Miriam Peretz, 67 anni, è una figura molto popolare; secondo alcuni sondaggi avrebbe prevalso in una elezione diretta. Nata a Casablanca in Marocco, appartiene dunque alla componente mizrahi, che comprende gli ebrei israeliani provenienti da Paesi arabi, che sono stati a lungo considerati discriminati. Trasferitasi in Israele nel 1963 a 9 anni, è diventata insegnante. Due dei suoi sei figli, ufficiali dell’esercito israeliano, sono morti in combattimento: il più grande Uriel in Libano nel 1998 e il secondo Elisaf nel 2010 a Gaza. Questa sua dolorosa vicenda e il coraggio con cui l’ha affrontata, hanno contribuito a creare intorno a lei interesse e apprezzamento. Negli ultimi anni grazie a un libro autobiografico, Il canto di Miriam, e a una serie di discorsi pubblici, ha acquistato una grande notorietà e ha ottenuto importanti riconoscimenti.

Molto diversa la biografia di Isaac Herzog: la sua famiglia è originaria dell’Irlanda, dove suo nonno Yitzhak HaLevi Herzog era il rabbino capo, ed è quindi espressione della componente aschenazita. Nato a Tel Aviv nel 1960, fa parte di una delle famiglie più importanti del Paese, in campo religioso, militare e politico. Suo padre Chaim Herzog è stato il sesto presidente d’Israele, dal 1983 al 1993. Isaac Herzog è stato deputato alla Knesset dal 2003 al 2018 e più volte ministro. Presidente del Partito laburista dal 2013 al 2018, è stato a lungo a capo dell’opposizione ai governi di Benjamin Netanyahu; dal 1° agosto 2018 è presidente dell’Agenzia ebraica, che sostiene l’ebraicità dello Stato di Israele. Subito dopo l’elezione ha mandato un messaggio unitario sottolineando la necessità di costruire «ponti e accordi tra di noi […] e con i nostri fratelli e sorelle della diaspora». Entrerà in carica il 9 luglio prendendo il posto di Reuven Rivlin, il quale è quindi ancora chiamato a cercare di facilitare la nascita di un nuovo governo che consenta di superare l’impasse attuale.

Nella stessa giornata di mercoledì 2 giugno, in cui Herzog è stato eletto presidente, i partiti di opposizione hanno annunciato di aver raggiunto l’accordo per formare un governo di ampia coalizione che escluderebbe Benjamin Netanyahu dal potere dopo 12 anni.
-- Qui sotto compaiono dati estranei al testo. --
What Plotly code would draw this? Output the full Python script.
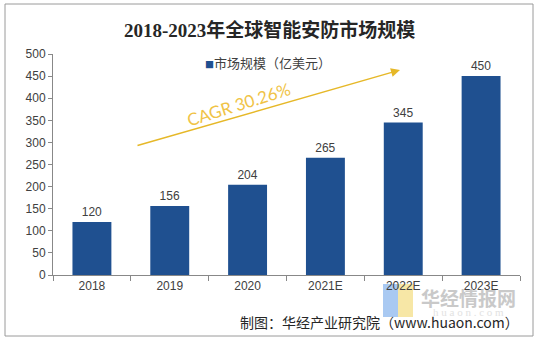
import plotly.graph_objects as go

categories = ["2018", "2019", "2020", "2021E", "2022E", "2023E"]
values = [120, 156, 204, 265, 345, 450]
y_ticks = [0, 50, 100, 150, 200, 250, 300, 350, 400, 450, 500]
title_text = "2018-2023年全球智能安防市场规模"
legend_text = "市场规模（亿美元）"
cagr_text = "CAGR 30.26%"
source_text = "制图：华经产业研究院（www.huaon.com）"

W, H = 538, 341
L, R, T, B = 53, 18, 54, 66
PW, PH = W - L - R, H - T - B


def px(x):
    return (x - L) / PW


def py(y):
    return (H - B - y) / PH


BAR = "#1F5090"
TXT = "#404040"

fig = go.Figure()
fig.add_trace(go.Bar(
    x=categories, y=values, marker_color=BAR, marker_line_width=0,
    text=values, textposition="outside", cliponaxis=False,
    textfont=dict(family="Liberation Sans, Arial", size=12, color=TXT),
    showlegend=False, width=0.5,
))

fig.update_layout(
    width=W, height=H, autosize=False,
    margin=dict(l=L, r=R, t=T, b=B),
    paper_bgcolor="white", plot_bgcolor="white",
    bargap=0.5,
    xaxis=dict(
        type="category", showgrid=False, showline=True, linecolor="#888888", linewidth=1,
        ticks="outside", ticklen=5, tickcolor="#888888", tickson="boundaries",
        tickfont=dict(family="Liberation Sans, Arial", size=12, color=TXT),
    ),
    yaxis=dict(
        range=[0, 500], tickvals=y_ticks, showgrid=False, zeroline=False,
        showline=True, linecolor="#888888", linewidth=1,
        ticks="outside", ticklen=4, tickcolor="#888888",
        tickfont=dict(family="Liberation Sans, Arial", size=12, color=TXT),
    ),
)

shapes = [
    dict(type="rect", xref="paper", yref="paper", x0=px(5), x1=px(533), y0=py(336), y1=py(4),
         line=dict(color="#9A9A9A", width=1), layer="below"),
    dict(type="rect", xref="paper", yref="paper", x0=px(383), x1=px(398), y0=py(317), y1=py(284),
         fillcolor="#A9C9F2", line_width=0, layer="below"),
    dict(type="rect", xref="paper", yref="paper", x0=px(398), x1=px(413), y0=py(317), y1=py(284),
         fillcolor="#F7E7A6", line_width=0, layer="below"),
]

annotations = [
    dict(text=f"<b>{title_text}</b>", xref="paper", yref="paper", x=px(269), y=py(30),
         showarrow=False, xanchor="center", yanchor="middle",
         font=dict(family="Liberation Serif, Noto Sans CJK SC", size=19, color="#262626")),
    dict(text=f"<span style='font-size:9px;color:{BAR}'>■</span>{legend_text}", xref="paper", yref="paper",
         x=px(203), y=py(62), showarrow=False, xanchor="left", yanchor="middle",
         font=dict(family="Noto Sans CJK SC", size=13, color=TXT)),
    dict(text="", xref="paper", yref="paper", x=px(400), y=py(70), ax=136 - 400, ay=146 - 70,
         axref="pixel", ayref="pixel", showarrow=True, arrowhead=2, arrowsize=1.2, arrowwidth=1.5,
         arrowcolor="#E6B828"),
    dict(text=cagr_text, xref="paper", yref="paper", x=px(238), y=py(104), showarrow=False,
         textangle=-17.5, xanchor="center", yanchor="middle",
         font=dict(family="Lato, Open Sans", size=17, color="#F0C346")),
    dict(text="<b>华经情报网</b>", xref="paper", yref="paper", x=px(468), y=py(297), showarrow=False,
         xanchor="center", yanchor="middle",
         font=dict(family="Noto Sans CJK SC", size=19, color="#C9C9C9")),
    dict(text="h u a o n . c o m", xref="paper", yref="paper", x=px(468), y=py(312), showarrow=False,
         xanchor="center", yanchor="middle",
         font=dict(family="Liberation Serif", size=11, color="#E2E2E2")),
    dict(text=source_text, xref="paper", yref="paper", x=px(521), y=py(322), showarrow=False,
         xanchor="right", yanchor="middle",
         font=dict(family="Noto Sans CJK SC", size=14, color="#262626")),
]

fig.update_layout(shapes=shapes, annotations=annotations)
fig.write_html("out.html")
L’accordo è stato siglato da otto partiti di opposizione e appare, secondo molti osservatori, per ora cementato più dalla condivisa ostilità verso Netanyahu che da un’autentica identità di vedute, in quanto composto da formazioni politiche distanti fra loro e piuttosto frammentate. La componente più numerosa, quella centrista di Yesh Atid (“C’è un futuro”) conta soltanto 17 deputati su 120. La coalizione comprende tre partiti di destra, Yamina (“A destra”) di Naftali Bennett, Israel Beitenu, (“Israele Casa nostra”) di Avigdor Lieberman e Tikva Hadasha (“Nuova speranza”); queste formazioni hanno nella Knesset 20 seggi. A loro fianco nel governo i centristi di Yesh Atid di Yair Lapid e Kahol Lavan (“Blu e Bianco”) di Benny Gantz, per un totale di 25 seggi. Inoltre, ci sono i 17 seggi dei tre partiti di sinistra che partecipano all’alleanza: Laburisti, Meretz (“Energia”) e Lista araba unita che potrebbe diventare la prima formazione araba a entrare in un governo nella storia di Israele. La maggioranza è dunque abbastanza ampia ma dovrà cercare una difficile coesione interna se vuole effettivamente dare stabilità alla sua esperienza. Per consolidare l’alleanza è stato stipulato un accordo tra i due partiti maggiori secondo il quale fino a settembre del 2023 il primo ministro sarà Naftali Bennett, di Yamina, nonostante il suo partito di destra abbia soltanto 7 seggi; nella seconda parte della legislatura, Bennett lascerà però l’incarico in favore del leader centrista di Yesh Atid, Yair Lapid. Gli equilibri sono difficili ma c’è una volontà condivisa di mandare Netanyahu all’opposizione e di evitare l’ennesimo ricorso alle urne. Il voto del Parlamento è previsto per la prossima settimana.